:: EXERCISE MATERIALS

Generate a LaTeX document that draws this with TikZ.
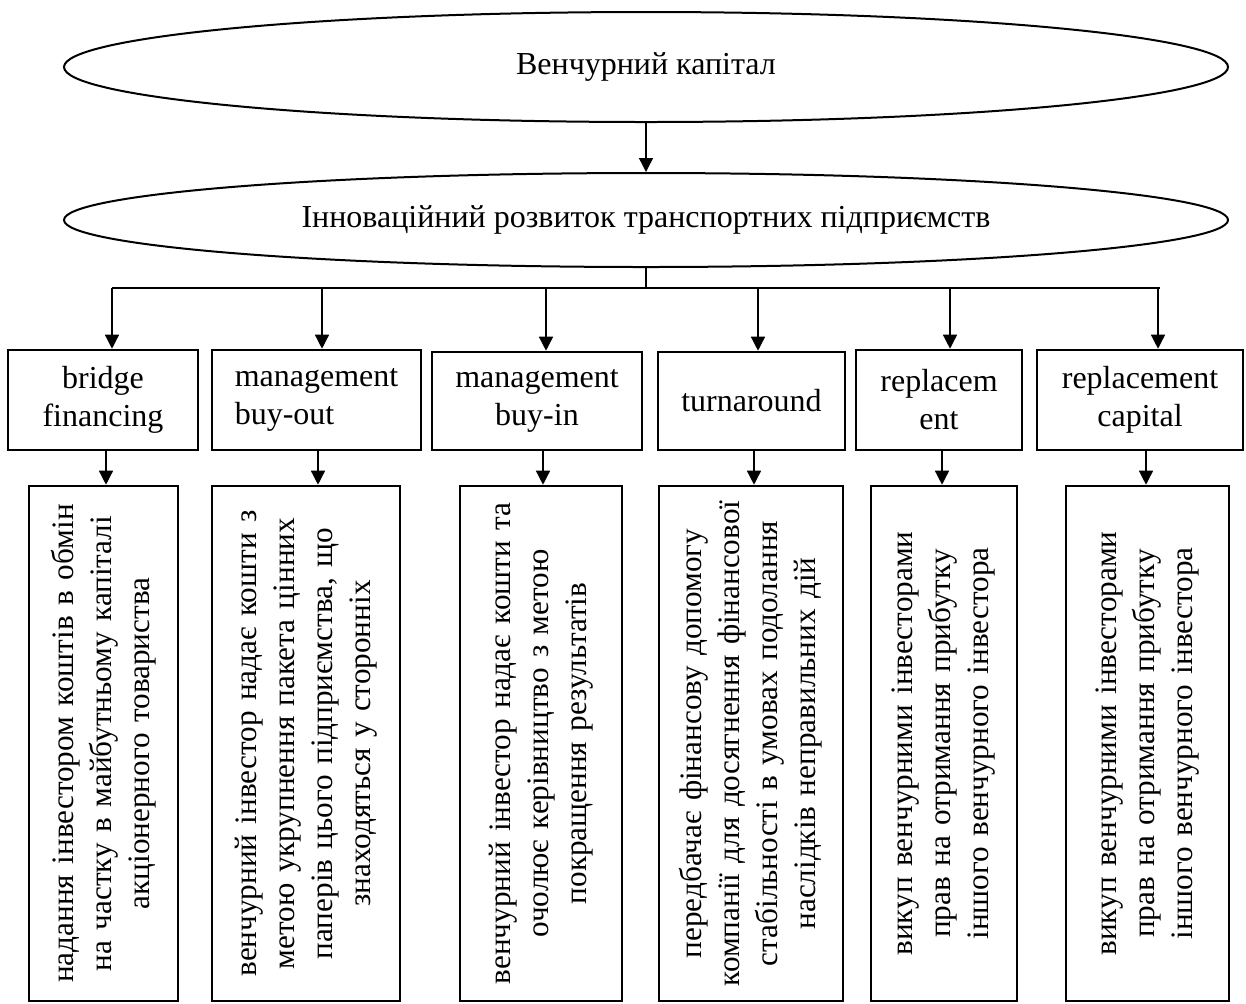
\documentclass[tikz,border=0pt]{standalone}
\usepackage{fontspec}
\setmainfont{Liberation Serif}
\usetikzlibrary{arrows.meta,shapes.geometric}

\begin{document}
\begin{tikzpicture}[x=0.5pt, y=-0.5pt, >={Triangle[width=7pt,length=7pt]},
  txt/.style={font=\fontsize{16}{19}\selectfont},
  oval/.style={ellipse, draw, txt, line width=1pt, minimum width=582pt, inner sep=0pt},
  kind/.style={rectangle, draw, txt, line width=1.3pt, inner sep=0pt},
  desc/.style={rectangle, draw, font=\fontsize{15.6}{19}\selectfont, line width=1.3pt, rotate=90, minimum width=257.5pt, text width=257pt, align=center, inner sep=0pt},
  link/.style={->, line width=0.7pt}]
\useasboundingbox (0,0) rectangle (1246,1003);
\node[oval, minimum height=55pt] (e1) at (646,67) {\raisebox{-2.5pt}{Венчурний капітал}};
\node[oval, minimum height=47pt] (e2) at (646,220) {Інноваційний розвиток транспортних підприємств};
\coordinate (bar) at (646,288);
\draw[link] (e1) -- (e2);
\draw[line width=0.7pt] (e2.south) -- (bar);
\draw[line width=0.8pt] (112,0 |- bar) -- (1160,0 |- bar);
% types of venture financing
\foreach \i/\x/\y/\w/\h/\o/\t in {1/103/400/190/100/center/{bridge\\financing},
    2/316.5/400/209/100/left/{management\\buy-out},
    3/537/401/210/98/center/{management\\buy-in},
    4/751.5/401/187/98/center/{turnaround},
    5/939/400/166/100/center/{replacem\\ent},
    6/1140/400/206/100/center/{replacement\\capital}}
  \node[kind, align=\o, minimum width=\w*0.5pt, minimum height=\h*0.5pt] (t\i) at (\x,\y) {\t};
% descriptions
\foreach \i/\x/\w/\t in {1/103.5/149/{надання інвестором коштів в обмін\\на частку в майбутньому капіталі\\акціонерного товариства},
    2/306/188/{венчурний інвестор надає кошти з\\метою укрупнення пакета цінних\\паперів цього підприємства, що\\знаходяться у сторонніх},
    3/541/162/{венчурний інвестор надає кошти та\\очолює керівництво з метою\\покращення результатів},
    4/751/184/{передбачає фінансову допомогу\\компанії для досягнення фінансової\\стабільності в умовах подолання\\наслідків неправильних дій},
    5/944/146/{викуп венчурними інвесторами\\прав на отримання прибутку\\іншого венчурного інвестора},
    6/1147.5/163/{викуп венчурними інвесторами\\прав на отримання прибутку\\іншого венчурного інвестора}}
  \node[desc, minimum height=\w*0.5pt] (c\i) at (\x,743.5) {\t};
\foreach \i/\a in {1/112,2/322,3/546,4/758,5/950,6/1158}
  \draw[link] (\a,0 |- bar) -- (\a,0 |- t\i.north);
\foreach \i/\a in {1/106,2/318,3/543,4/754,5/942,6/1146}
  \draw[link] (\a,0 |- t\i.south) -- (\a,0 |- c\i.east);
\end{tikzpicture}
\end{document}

::::
:: EXERCISE MATERIALS

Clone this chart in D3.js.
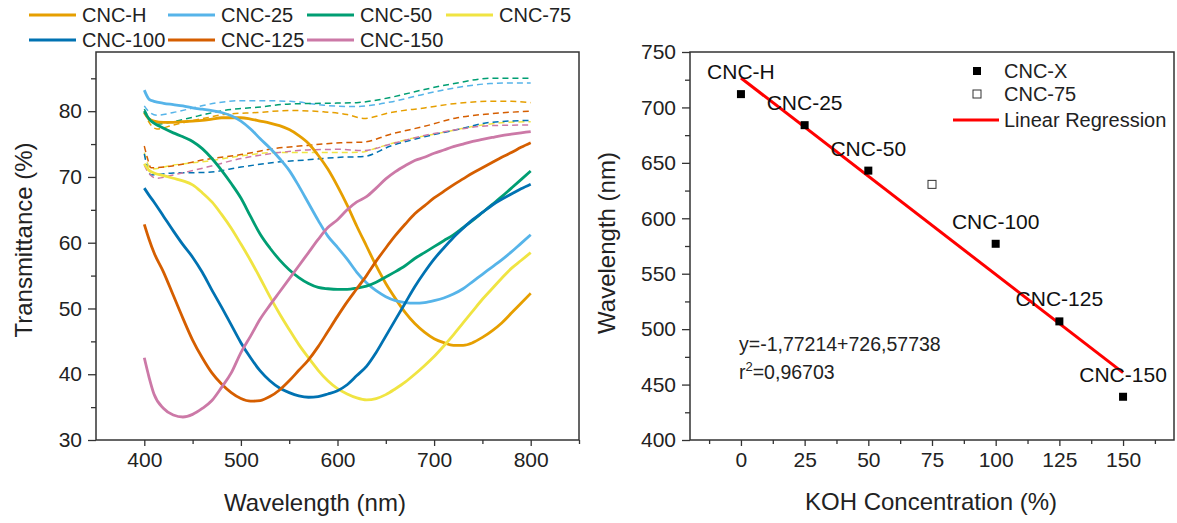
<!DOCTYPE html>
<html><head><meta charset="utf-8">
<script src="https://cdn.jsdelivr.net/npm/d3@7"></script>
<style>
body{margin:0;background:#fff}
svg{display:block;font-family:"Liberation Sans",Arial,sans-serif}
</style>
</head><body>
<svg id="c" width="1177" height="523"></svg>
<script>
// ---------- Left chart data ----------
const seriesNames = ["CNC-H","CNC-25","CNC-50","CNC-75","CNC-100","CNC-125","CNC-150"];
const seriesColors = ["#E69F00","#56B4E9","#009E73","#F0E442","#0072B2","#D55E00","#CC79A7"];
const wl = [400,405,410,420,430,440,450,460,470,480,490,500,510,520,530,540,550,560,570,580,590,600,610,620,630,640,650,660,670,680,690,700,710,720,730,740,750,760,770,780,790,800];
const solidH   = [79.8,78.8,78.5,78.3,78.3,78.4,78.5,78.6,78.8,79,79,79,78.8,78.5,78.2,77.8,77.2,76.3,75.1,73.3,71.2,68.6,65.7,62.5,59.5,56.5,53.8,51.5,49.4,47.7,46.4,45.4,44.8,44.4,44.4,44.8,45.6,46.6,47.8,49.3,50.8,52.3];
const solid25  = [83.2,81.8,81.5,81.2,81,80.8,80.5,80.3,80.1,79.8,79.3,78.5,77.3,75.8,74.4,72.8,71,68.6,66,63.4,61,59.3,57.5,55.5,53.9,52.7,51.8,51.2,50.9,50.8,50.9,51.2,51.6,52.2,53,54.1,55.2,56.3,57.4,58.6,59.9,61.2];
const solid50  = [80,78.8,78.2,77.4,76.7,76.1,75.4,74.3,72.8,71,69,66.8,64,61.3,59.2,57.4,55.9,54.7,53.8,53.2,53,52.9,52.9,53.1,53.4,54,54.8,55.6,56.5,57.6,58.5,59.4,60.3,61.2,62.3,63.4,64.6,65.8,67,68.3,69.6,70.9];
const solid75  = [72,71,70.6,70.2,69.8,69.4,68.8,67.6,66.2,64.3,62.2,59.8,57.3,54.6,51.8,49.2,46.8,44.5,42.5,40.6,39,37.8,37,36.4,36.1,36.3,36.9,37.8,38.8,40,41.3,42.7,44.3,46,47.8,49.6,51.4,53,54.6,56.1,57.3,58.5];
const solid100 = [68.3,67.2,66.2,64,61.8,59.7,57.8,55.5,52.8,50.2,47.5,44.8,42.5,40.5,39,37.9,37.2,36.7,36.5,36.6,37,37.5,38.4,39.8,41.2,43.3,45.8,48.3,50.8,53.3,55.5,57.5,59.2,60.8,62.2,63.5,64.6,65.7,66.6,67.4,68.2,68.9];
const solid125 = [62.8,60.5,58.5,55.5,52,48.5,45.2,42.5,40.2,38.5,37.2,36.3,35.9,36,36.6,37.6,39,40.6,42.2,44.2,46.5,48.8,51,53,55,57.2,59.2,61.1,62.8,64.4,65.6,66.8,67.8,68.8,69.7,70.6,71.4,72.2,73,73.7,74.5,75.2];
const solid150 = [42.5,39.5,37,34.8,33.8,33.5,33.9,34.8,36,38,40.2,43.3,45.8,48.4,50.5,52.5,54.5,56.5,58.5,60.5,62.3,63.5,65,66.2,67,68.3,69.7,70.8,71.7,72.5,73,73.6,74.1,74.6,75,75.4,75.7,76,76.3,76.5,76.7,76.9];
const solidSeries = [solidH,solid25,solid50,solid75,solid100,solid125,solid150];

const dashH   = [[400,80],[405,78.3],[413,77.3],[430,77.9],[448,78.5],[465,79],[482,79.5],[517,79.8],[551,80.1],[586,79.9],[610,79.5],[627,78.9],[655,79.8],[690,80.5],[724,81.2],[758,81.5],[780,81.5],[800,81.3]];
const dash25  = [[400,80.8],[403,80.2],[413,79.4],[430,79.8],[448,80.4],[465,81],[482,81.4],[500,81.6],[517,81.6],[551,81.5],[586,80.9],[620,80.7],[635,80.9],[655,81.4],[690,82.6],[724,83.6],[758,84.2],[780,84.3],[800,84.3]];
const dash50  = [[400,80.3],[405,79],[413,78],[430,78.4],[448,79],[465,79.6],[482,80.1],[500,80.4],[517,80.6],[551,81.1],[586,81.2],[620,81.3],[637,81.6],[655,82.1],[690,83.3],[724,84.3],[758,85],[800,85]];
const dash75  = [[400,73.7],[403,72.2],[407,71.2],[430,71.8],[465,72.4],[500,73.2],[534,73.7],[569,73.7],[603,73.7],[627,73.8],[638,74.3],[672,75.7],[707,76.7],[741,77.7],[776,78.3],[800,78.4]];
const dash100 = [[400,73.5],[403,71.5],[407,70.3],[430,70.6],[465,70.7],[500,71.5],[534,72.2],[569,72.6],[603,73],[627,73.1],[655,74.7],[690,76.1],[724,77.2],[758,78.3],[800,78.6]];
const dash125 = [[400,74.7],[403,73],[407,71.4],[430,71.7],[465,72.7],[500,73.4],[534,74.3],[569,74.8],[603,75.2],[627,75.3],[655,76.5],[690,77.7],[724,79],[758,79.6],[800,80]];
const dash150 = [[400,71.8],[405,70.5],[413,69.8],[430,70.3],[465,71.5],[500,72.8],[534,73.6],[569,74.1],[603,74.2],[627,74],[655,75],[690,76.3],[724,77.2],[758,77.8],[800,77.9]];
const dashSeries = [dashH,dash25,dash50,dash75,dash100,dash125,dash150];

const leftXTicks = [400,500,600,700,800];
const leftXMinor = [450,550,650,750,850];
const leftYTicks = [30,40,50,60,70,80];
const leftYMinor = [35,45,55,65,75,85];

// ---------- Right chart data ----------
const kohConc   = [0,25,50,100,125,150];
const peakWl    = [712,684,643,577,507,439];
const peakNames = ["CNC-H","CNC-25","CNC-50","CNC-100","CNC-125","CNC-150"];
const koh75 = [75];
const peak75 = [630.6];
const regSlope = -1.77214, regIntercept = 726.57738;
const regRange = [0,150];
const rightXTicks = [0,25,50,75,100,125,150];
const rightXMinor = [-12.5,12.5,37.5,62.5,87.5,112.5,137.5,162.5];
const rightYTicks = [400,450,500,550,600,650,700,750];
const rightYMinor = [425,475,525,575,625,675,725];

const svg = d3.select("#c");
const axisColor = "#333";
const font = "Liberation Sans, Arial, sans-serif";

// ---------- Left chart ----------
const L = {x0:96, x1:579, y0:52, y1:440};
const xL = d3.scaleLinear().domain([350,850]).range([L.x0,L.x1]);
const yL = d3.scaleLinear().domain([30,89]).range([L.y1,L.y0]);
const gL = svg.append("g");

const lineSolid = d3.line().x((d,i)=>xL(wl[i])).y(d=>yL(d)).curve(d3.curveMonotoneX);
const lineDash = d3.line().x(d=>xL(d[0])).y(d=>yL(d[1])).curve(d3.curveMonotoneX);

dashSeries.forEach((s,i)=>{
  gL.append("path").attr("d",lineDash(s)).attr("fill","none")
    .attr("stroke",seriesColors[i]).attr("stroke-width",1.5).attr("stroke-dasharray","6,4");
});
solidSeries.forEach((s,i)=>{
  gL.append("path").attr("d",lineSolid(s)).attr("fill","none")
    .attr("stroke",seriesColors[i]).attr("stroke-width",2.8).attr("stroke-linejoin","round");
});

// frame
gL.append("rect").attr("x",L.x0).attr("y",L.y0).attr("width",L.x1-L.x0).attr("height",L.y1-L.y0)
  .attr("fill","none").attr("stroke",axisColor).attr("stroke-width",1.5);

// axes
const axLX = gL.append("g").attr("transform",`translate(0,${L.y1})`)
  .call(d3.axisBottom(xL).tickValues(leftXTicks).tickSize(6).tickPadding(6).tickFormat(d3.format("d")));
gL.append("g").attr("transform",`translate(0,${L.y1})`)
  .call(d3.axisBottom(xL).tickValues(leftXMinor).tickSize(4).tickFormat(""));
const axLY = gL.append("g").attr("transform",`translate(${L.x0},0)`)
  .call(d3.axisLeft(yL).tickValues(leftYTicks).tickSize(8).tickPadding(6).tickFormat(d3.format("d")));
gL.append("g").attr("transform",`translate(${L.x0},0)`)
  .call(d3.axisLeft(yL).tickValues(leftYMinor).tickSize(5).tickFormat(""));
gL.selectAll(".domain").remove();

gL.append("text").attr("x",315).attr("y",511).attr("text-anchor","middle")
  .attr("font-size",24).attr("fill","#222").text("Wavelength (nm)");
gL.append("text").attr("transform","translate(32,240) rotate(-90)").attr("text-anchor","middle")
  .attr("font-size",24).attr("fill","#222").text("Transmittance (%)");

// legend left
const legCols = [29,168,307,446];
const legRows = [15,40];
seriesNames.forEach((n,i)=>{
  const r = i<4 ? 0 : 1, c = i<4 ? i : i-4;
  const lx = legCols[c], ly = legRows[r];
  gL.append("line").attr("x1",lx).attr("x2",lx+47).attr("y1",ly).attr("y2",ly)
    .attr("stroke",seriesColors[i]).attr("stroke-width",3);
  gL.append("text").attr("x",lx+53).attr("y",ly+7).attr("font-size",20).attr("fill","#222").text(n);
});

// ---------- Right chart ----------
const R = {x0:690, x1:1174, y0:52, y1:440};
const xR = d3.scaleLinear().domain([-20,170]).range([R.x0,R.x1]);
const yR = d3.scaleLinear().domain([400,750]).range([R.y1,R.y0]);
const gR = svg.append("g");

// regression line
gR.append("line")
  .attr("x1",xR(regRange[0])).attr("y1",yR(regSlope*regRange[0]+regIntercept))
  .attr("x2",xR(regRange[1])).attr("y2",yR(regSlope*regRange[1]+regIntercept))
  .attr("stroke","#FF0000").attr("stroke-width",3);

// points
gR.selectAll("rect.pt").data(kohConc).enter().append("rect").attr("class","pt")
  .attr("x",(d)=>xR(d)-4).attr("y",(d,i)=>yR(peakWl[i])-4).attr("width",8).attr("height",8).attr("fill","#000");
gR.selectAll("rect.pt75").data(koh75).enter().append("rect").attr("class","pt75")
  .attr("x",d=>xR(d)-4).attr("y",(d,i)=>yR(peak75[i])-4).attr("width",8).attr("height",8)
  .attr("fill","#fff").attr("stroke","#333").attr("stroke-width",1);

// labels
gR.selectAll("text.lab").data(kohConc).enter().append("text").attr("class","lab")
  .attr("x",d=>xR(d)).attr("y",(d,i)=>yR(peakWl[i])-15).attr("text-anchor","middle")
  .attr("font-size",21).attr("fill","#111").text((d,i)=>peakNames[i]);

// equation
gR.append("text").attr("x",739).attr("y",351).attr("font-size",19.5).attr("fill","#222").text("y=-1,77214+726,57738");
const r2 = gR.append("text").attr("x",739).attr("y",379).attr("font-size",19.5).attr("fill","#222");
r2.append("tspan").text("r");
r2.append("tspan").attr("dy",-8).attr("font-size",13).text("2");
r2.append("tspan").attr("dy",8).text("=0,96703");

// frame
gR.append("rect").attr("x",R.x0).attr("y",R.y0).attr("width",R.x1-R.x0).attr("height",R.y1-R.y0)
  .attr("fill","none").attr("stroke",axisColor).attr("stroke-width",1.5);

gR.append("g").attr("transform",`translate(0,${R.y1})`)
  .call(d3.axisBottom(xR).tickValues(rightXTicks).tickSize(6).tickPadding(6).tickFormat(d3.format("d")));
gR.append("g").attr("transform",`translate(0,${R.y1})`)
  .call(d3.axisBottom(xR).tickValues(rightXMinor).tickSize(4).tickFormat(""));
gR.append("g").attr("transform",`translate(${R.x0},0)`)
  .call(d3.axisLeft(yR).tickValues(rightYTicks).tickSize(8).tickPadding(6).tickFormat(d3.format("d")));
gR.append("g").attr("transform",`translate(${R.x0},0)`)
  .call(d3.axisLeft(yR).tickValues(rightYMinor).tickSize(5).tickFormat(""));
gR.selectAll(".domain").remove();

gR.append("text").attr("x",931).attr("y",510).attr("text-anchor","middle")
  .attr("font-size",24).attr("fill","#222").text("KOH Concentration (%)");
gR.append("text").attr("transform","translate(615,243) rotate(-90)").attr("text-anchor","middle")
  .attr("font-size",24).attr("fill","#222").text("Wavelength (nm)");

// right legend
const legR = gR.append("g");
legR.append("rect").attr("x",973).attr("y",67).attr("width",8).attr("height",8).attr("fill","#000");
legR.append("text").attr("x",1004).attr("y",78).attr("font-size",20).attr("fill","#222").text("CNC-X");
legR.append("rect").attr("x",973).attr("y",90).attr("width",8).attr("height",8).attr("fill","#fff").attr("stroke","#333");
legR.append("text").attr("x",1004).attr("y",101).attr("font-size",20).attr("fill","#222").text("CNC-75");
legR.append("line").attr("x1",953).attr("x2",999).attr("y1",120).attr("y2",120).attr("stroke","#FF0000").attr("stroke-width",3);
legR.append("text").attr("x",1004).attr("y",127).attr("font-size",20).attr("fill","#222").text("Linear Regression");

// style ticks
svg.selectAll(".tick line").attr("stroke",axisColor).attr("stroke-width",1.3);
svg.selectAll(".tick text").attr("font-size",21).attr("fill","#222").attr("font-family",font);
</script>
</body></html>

::::

YOUR OBJECTIVE - Give the number of lines in the records that contain the string "this", with no other output.

PROBLEM SOLUTION - 2